2010年2月21日(日)「しんぶん赤旗」
欧州核 米は撤去を
NATO5カ国要求へ
【ロンドン=小玉純一】北大西洋条約機構(NATO)に加盟するベルギー、ドイツ、ルクセンブルク、オランダ、ノルウェーの5カ国が数週間以内に、米軍が欧州に配備する戦術核兵器の撤去をオバマ米大統領に求めます。ベルギー政府が19日、公表した声明で明らかにしました。
声明は、ベルギーのデハーネ、フェルホフスタット両元首相とミシェル元外相、クラースNATO元事務総長の4氏が同日、欧州からの核撤去を求める共同アピールを発表したのを受けたものです。

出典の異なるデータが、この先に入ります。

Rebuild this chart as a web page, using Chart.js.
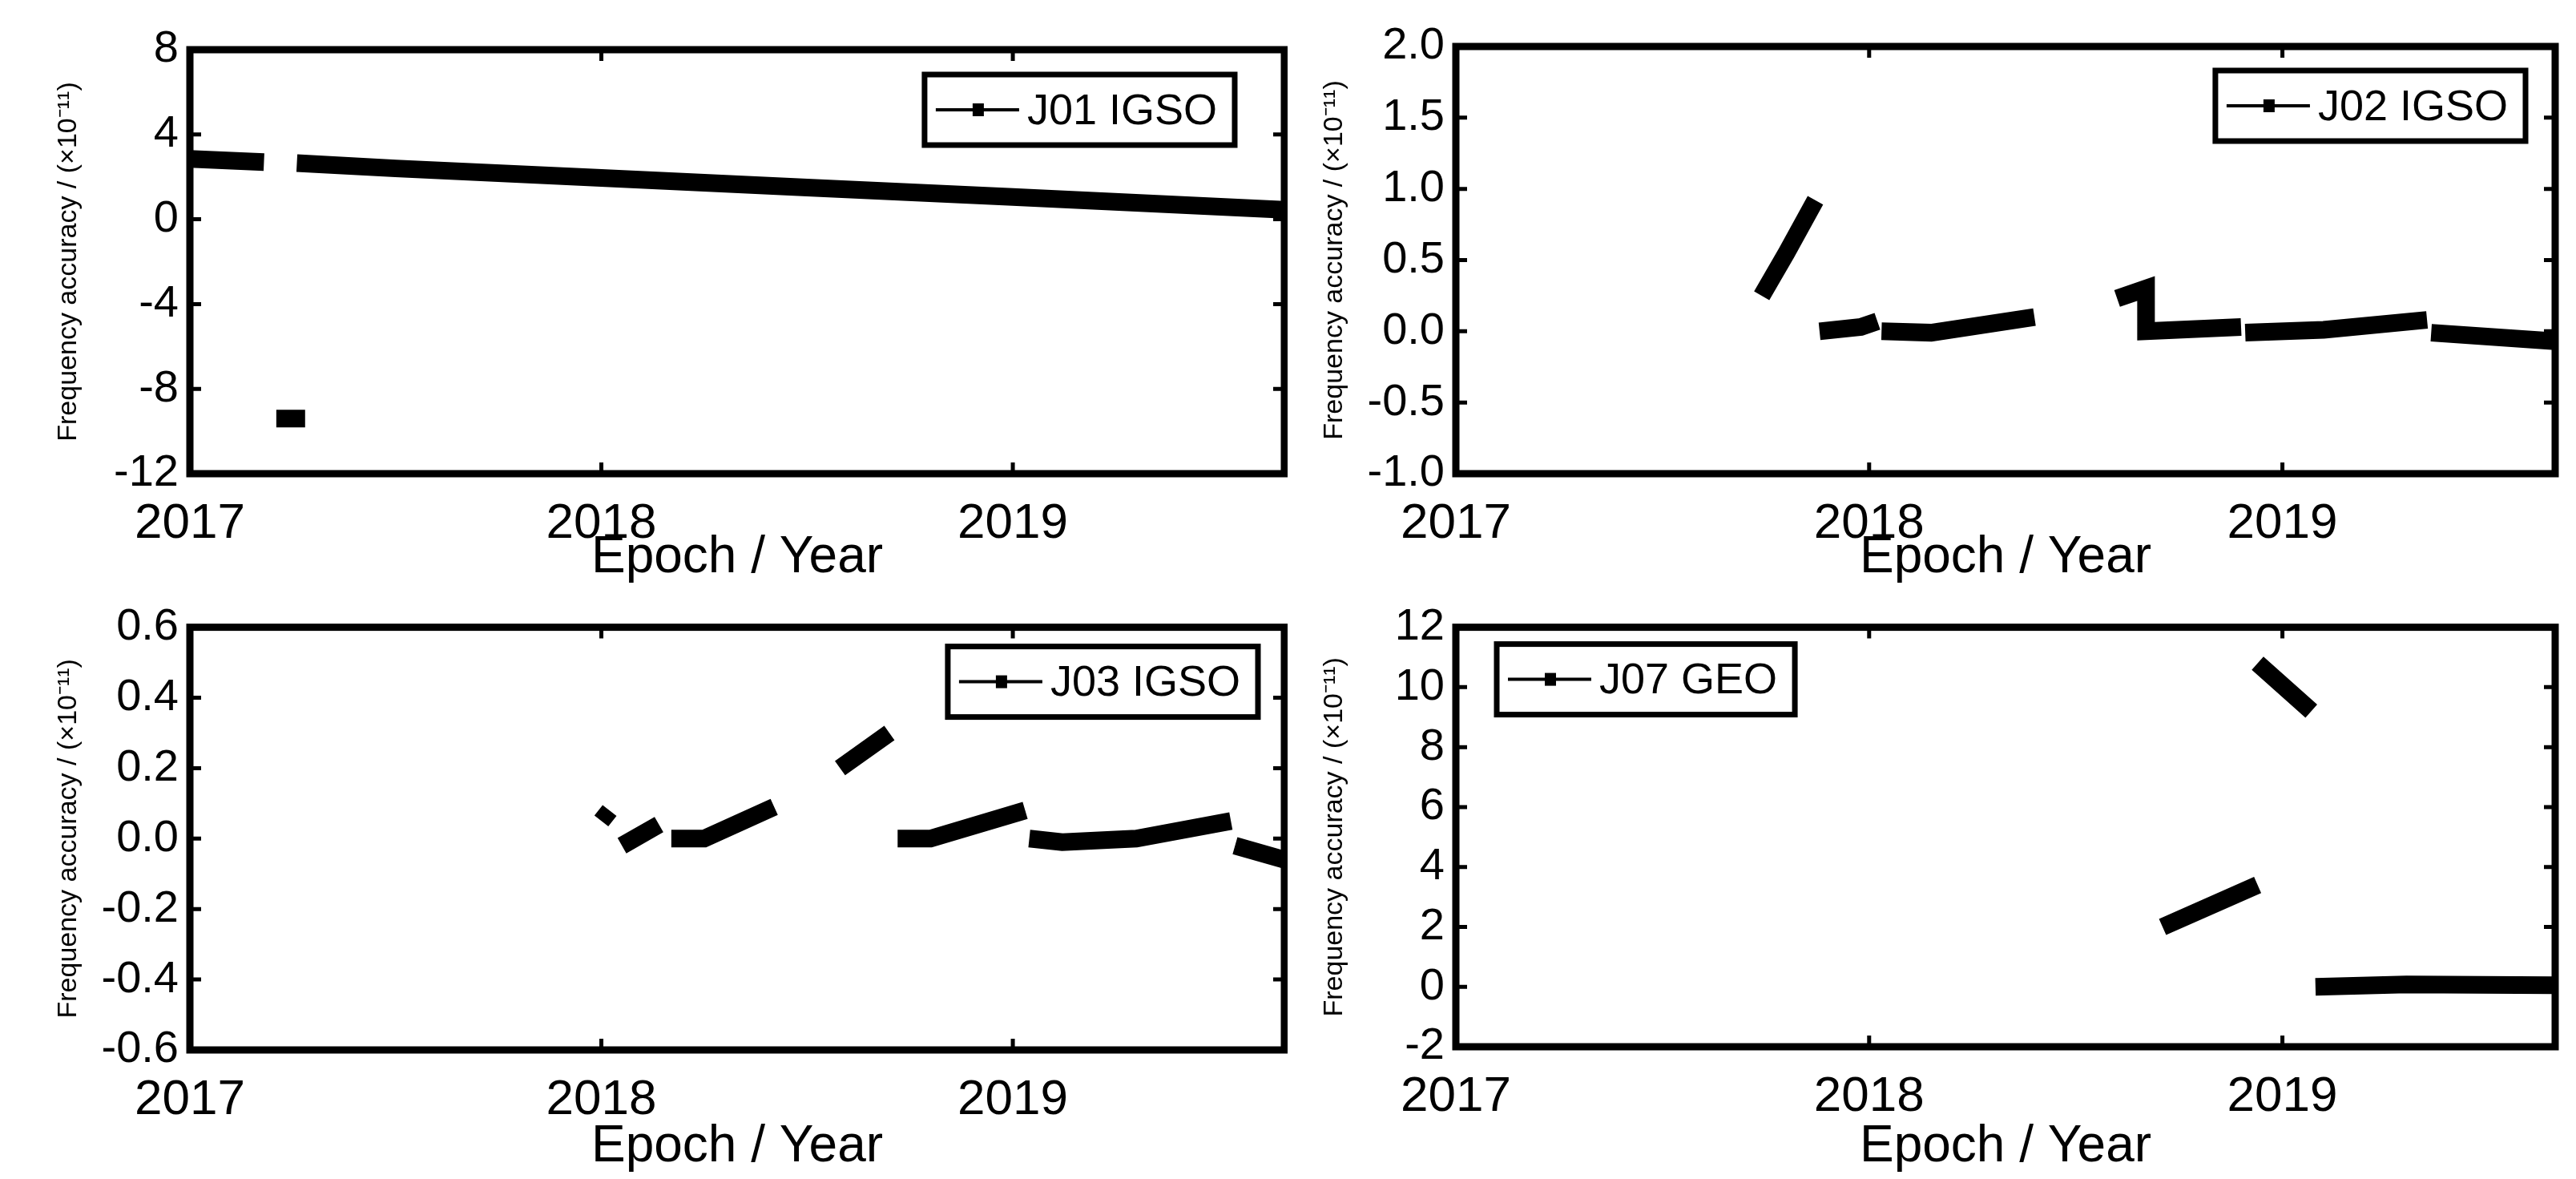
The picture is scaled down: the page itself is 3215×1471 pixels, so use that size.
<!DOCTYPE html>
<html><head><meta charset="utf-8">
<script src="https://cdn.jsdelivr.net/npm/chart.js@4/dist/chart.umd.min.js"></script>
<style>
html,body{margin:0;padding:0;background:#fff;width:3215px;height:1471px;overflow:hidden}
.p{position:absolute;width:1607px;height:735px}
canvas{display:block}
</style></head><body>
<div class="p" style="left:0;top:0"><canvas id="c0" width="1607" height="735"></canvas></div>
<div class="p" style="left:1607px;top:0"><canvas id="c1" width="1607" height="735"></canvas></div>
<div class="p" style="left:0;top:735px"><canvas id="c2" width="1607" height="735"></canvas></div>
<div class="p" style="left:1607px;top:735px"><canvas id="c3" width="1607" height="735"></canvas></div>
<script>
const xTicks = [2017, 2018, 2019];
const j01 = [[2017.0,2.85],[2017.18,2.7],null,[2017.26,2.65],[2017.5,2.4],[2018,1.95],[2018.5,1.5],[2019,1.05],[2019.66,0.45],null,[2017.21,-9.4],[2017.28,-9.4]];
const j02 = [[2017.74,0.25],[2017.8,0.55],[2017.87,0.92],null,[2017.88,0.0],[2017.98,0.03],[2018.02,0.07],null,[2018.03,0.0],[2018.15,-0.01],[2018.4,0.1],null,[2018.6,0.23],[2018.67,0.3],[2018.67,0.0],[2018.9,0.03],null,[2018.91,-0.01],[2019.1,0.01],[2019.35,0.08],null,[2019.36,-0.01],[2019.66,-0.07]];
const j03 = [[2018.0,0.05],[2018.02,0.08],null,[2018.05,-0.02],[2018.14,0.04],null,[2018.17,0.0],[2018.25,0.0],[2018.42,0.09],null,[2018.58,0.2],[2018.7,0.3],null,[2018.72,0.0],[2018.8,0.0],[2019.03,0.08],null,[2019.04,0.0],[2019.12,-0.01],[2019.3,0.0],[2019.53,0.05],null,[2019.54,-0.02],[2019.66,-0.06]];
const j07 = [[2018.71,2.0],[2018.94,3.4],null,[2018.94,10.8],[2019.07,9.2],null,[2019.08,0.0],[2019.3,0.08],[2019.66,0.05]];
const labels = ["J01 IGSO","J02 IGSO","J03 IGSO","J07 GEO"];
const yRanges = [[-12,8,4,0],[-1,2,0.5,1],[-0.6,0.6,0.2,1],[-2,12,2,0]];
const series = [j01,j02,j03,j07];
const layouts = [
 {padL:65, yW:172, top:62, bottom:591, right:4, leg:{side:'r',dx:62,dy:31}},
 {padL:38, yW:172, top:58, bottom:591, right:25, leg:{side:'r',dx:37,dy:30}},
 {padL:65, yW:172, top:44, bottom:575, right:4, leg:{side:'r',dx:33,dy:24}},
 {padL:38, yW:172, top:44, bottom:571, right:25, leg:{side:'l',dx:51,dy:21}}
];
const narrow = '"Liberation Sans Narrow","Liberation Sans",Arial,sans-serif';
function toPts(a){return a.map(p=>p?{x:p[0],y:p[1]}:{x:NaN,y:null});}
const framePlugin = {id:'frame', afterDatasetsDraw(ch, a, o){
  const c=ch.ctx, A=ch.chartArea, xs=ch.scales.x, ys=ch.scales.y;
  c.save(); c.strokeStyle='#000'; c.lineWidth=9;
  c.strokeRect(A.left,A.top,A.right-A.left,A.bottom-A.top);
  c.lineWidth=5; const L=14;
  xs.ticks.forEach(t=>{const px=xs.getPixelForValue(t.value);c.beginPath();c.moveTo(px,A.bottom);c.lineTo(px,A.bottom-L);c.moveTo(px,A.top);c.lineTo(px,A.top+L);c.stroke();});
  ys.ticks.forEach(t=>{const py=ys.getPixelForValue(t.value);c.beginPath();c.moveTo(A.left,py);c.lineTo(A.left+L,py);c.moveTo(A.right,py);c.lineTo(A.right-L,py);c.stroke();});
  const lg=o.leg, w=o.w, h=88;
  const x0 = lg.side==='r'? A.right-lg.dx-w : A.left+lg.dx, y0=A.top+lg.dy;
  c.fillStyle='#fff'; c.fillRect(x0,y0,w,h);
  c.lineWidth=7; c.strokeRect(x0,y0,w,h);
  c.lineWidth=4; c.beginPath(); c.moveTo(x0+14,y0+h/2); c.lineTo(x0+118,y0+h/2); c.stroke();
  c.fillStyle='#000'; c.fillRect(x0+60,y0+h/2-8,14,16);
  c.font='54px '+narrow; c.textBaseline='middle'; c.textAlign='left';
  c.fillText(o.label,x0+128,y0+h/2+3);
  c.restore();
}};
series.forEach((s,i)=>{
  const L=layouts[i], r=yRanges[i];
  const ctx=document.getElementById('c'+i).getContext('2d');
  ctx.font='54px '+narrow;
  const lw=ctx.measureText(labels[i]).width+150;
  new Chart(ctx,{type:'line',
   data:{datasets:[{data:toPts(s),borderColor:'#000',backgroundColor:'#000',borderWidth:22,pointRadius:0,spanGaps:false,borderCapStyle:'butt',tension:0}]},
   options:{responsive:false,animation:false,devicePixelRatio:1,
    layout:{padding:{left:L.padL,top:L.top,right:L.right,bottom:0}},
    plugins:{legend:{display:false},tooltip:{enabled:false},frame:{leg:L.leg,w:lw,label:labels[i]}},
    scales:{
     x:{type:'linear',min:2017,max:2019.66,
       afterBuildTicks:sc=>{sc.ticks=xTicks.map(v=>({value:v}));},
       afterFit:sc=>{sc.height=735-L.bottom;},
       grid:{display:false,drawTicks:false},border:{display:false},
       ticks:{color:'#000',font:{family:narrow,size:62},padding:26,maxRotation:0,autoSkip:false,callback:v=>String(v)},
       title:{display:true,text:'Epoch / Year',color:'#000',font:{family:narrow,size:64},padding:{top:0,bottom:0}}},
     y:{min:r[0],max:r[1],
       afterBuildTicks:sc=>{const t=[];for(let k=0;r[0]+k*r[2]<=r[1]+1e-9;k++)t.push({value:+(r[0]+k*r[2]).toFixed(2)});sc.ticks=t;},
       afterFit:sc=>{sc.width=L.yW;},
       grid:{display:false,drawTicks:false},border:{display:false},
       ticks:{color:'#000',font:{family:narrow,size:56},padding:14,callback:v=>Number(v).toFixed(r[3])},
       title:{display:true,text:'Frequency accuracy / (×10⁻¹¹)',color:'#000',font:{family:'"Liberation Sans",Arial,sans-serif',size:34},padding:0}}
    }},
   plugins:[framePlugin]});
});
</script>
</body></html>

声明は4氏のアピールに言及し、「ベルギーは核兵器のない世界を支持する。5月にニューヨークで開かれる核不拡散条約(NPT)再検討会議の準備にあたりNATOでこの立場を主張する」と表明しました。
また「具体的進展はNATO加盟国との真剣な協調を通じ、軍縮交渉の進展を考慮してのみ可能となる」と指摘。「ベルギー政府は核兵器のない世界について米大統領の訴えがもたらした機会をとらえたい」と結んでいます。
米軍は欧州に約220発の核兵器を配備、イタリアとトルコにそれぞれ約90発、ベルギーとドイツにそれぞれ約20発あるといわれます。オランダにも少数が配備されているとされています。
4氏のアピールは、核兵器がもはや軍事的に役立たず、他国の核兵器獲得を促すだけだと強調。核兵器の欧州撤去はNPT再検討会議に向け極めて積極的な意思表示となると指摘しています。